**Exercise:** Copy out every line exactly, passing over the pictures.

**Data segment:**
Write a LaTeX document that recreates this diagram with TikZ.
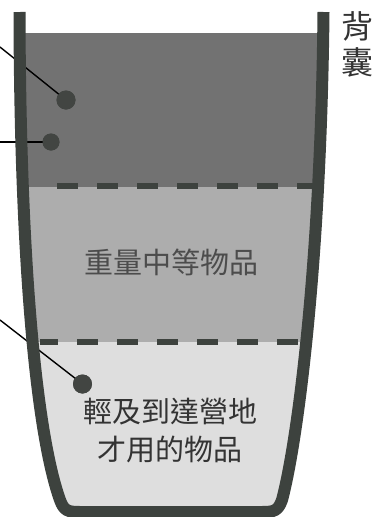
\documentclass[tikz,border=0pt]{standalone}
\usepackage{fontspec}
\newfontfamily\cjk{Noto Sans CJK TC}
\definecolor{wallc}{HTML}{3D423E}
\definecolor{darkfill}{HTML}{727272}
\definecolor{midfill}{HTML}{ADADAD}
\definecolor{lightfill}{HTML}{DEDEDE}
\definecolor{dotc}{HTML}{424542}
\definecolor{txtc}{HTML}{333333}
\tikzset{
  wall/.style={draw=wallc, line width=12pt, line cap=butt, line join=round},
  sepline/.style={draw=wallc, line width=6pt, dash pattern=on 21pt off 19pt},
  leader/.style={draw=black, line width=1.4pt},
  itemdot/.style={circle, fill=dotc, inner sep=0pt},
  lbl/.style={font=\cjk\fontsize{29pt}{38pt}\selectfont, text=txtc, align=center, inner sep=0pt},
  side/.style={font=\cjk\fontsize{32pt}{36pt}\selectfont, text=txtc, align=center, inner sep=0pt}
}
\begin{document}
\begin{tikzpicture}[x=1pt,y=-1pt]
\useasboundingbox (0,0) rectangle (377,517);
% interior bands
\begin{scope}
  \clip (19.5,33) .. controls (20,250) and (35,430) .. (60,500)
        .. controls (64,511) and (68,512) .. (80,512) -- (262,512)
        .. controls (274,512) and (278,511) .. (282,500)
        .. controls (298,440) and (321,260) .. (323.5,33) -- cycle;
  \fill[lightfill] (0,33) rectangle (377,517);
  \fill[midfill] (0,187) rectangle (377,342);
  \fill[darkfill] (0,33) rectangle (377,187);
  \draw[sepline, dash phase=-17pt] (40,186) -- (320,186);
  \draw[sepline, dash phase=3pt] (40,342) -- (320,342);
\end{scope}
% dots and leaders
\node[itemdot, minimum size=19pt] (d1) at (66,100) {};
\node[itemdot, minimum size=17pt] (d2) at (51,142) {};
\node[itemdot, minimum size=19pt] (d3) at (82.5,384) {};
\coordinate (e1) at (0,47);
\coordinate (e2) at (0,142);
\coordinate (e3) at (0,320);
\draw[leader] (e1) -- (d1.center);
\draw[leader] (e2) -- (d2.center);
\draw[leader] (e3) -- (d3.center);
\node[itemdot, minimum size=19pt] at (d1) {};
\node[itemdot, minimum size=17pt] at (d2) {};
\node[itemdot, minimum size=19pt] at (d3) {};
% wall
\draw[wall] (19.5,12) .. controls (20,250) and (35,430) .. (60,500)
        .. controls (64,511) and (68,512) .. (80,512) -- (262,512)
        .. controls (274,512) and (278,511) .. (282,500)
        .. controls (298,440) and (321,260) .. (323.5,12);
% labels
\node[lbl, text=black!70] (mid) at (171,262) {重量中等物品};
\node[lbl] (low) at (170,431) {輕及到達營地\\才用的物品};
\node[side] (bag) at (357,44) {背\\囊};
\end{tikzpicture}
\end{document}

**Full response:**
Write a LaTeX document that recreates this diagram with TikZ.
\documentclass[tikz,border=0pt]{standalone}
\usepackage{fontspec}
\newfontfamily\cjk{Noto Sans CJK TC}
\definecolor{wallc}{HTML}{3D423E}
\definecolor{darkfill}{HTML}{727272}
\definecolor{midfill}{HTML}{ADADAD}
\definecolor{lightfill}{HTML}{DEDEDE}
\definecolor{dotc}{HTML}{424542}
\definecolor{txtc}{HTML}{333333}
\tikzset{
  wall/.style={draw=wallc, line width=12pt, line cap=butt, line join=round},
  sepline/.style={draw=wallc, line width=6pt, dash pattern=on 21pt off 19pt},
  leader/.style={draw=black, line width=1.4pt},
  itemdot/.style={circle, fill=dotc, inner sep=0pt},
  lbl/.style={font=\cjk\fontsize{29pt}{38pt}\selectfont, text=txtc, align=center, inner sep=0pt},
  side/.style={font=\cjk\fontsize{32pt}{36pt}\selectfont, text=txtc, align=center, inner sep=0pt}
}
\begin{document}
\begin{tikzpicture}[x=1pt,y=-1pt]
\useasboundingbox (0,0) rectangle (377,517);
% interior bands
\begin{scope}
  \clip (19.5,33) .. controls (20,250) and (35,430) .. (60,500)
        .. controls (64,511) and (68,512) .. (80,512) -- (262,512)
        .. controls (274,512) and (278,511) .. (282,500)
        .. controls (298,440) and (321,260) .. (323.5,33) -- cycle;
  \fill[lightfill] (0,33) rectangle (377,517);
  \fill[midfill] (0,187) rectangle (377,342);
  \fill[darkfill] (0,33) rectangle (377,187);
  \draw[sepline, dash phase=-17pt] (40,186) -- (320,186);
  \draw[sepline, dash phase=3pt] (40,342) -- (320,342);
\end{scope}
% dots and leaders
\node[itemdot, minimum size=19pt] (d1) at (66,100) {};
\node[itemdot, minimum size=17pt] (d2) at (51,142) {};
\node[itemdot, minimum size=19pt] (d3) at (82.5,384) {};
\coordinate (e1) at (0,47);
\coordinate (e2) at (0,142);
\coordinate (e3) at (0,320);
\draw[leader] (e1) -- (d1.center);
\draw[leader] (e2) -- (d2.center);
\draw[leader] (e3) -- (d3.center);
\node[itemdot, minimum size=19pt] at (d1) {};
\node[itemdot, minimum size=17pt] at (d2) {};
\node[itemdot, minimum size=19pt] at (d3) {};
% wall
\draw[wall] (19.5,12) .. controls (20,250) and (35,430) .. (60,500)
        .. controls (64,511) and (68,512) .. (80,512) -- (262,512)
        .. controls (274,512) and (278,511) .. (282,500)
        .. controls (298,440) and (321,260) .. (323.5,12);
% labels
\node[lbl, text=black!70] (mid) at (171,262) {重量中等物品};
\node[lbl] (low) at (170,431) {輕及到達營地\\才用的物品};
\node[side] (bag) at (357,44) {背\\囊};
\end{tikzpicture}
\end{document}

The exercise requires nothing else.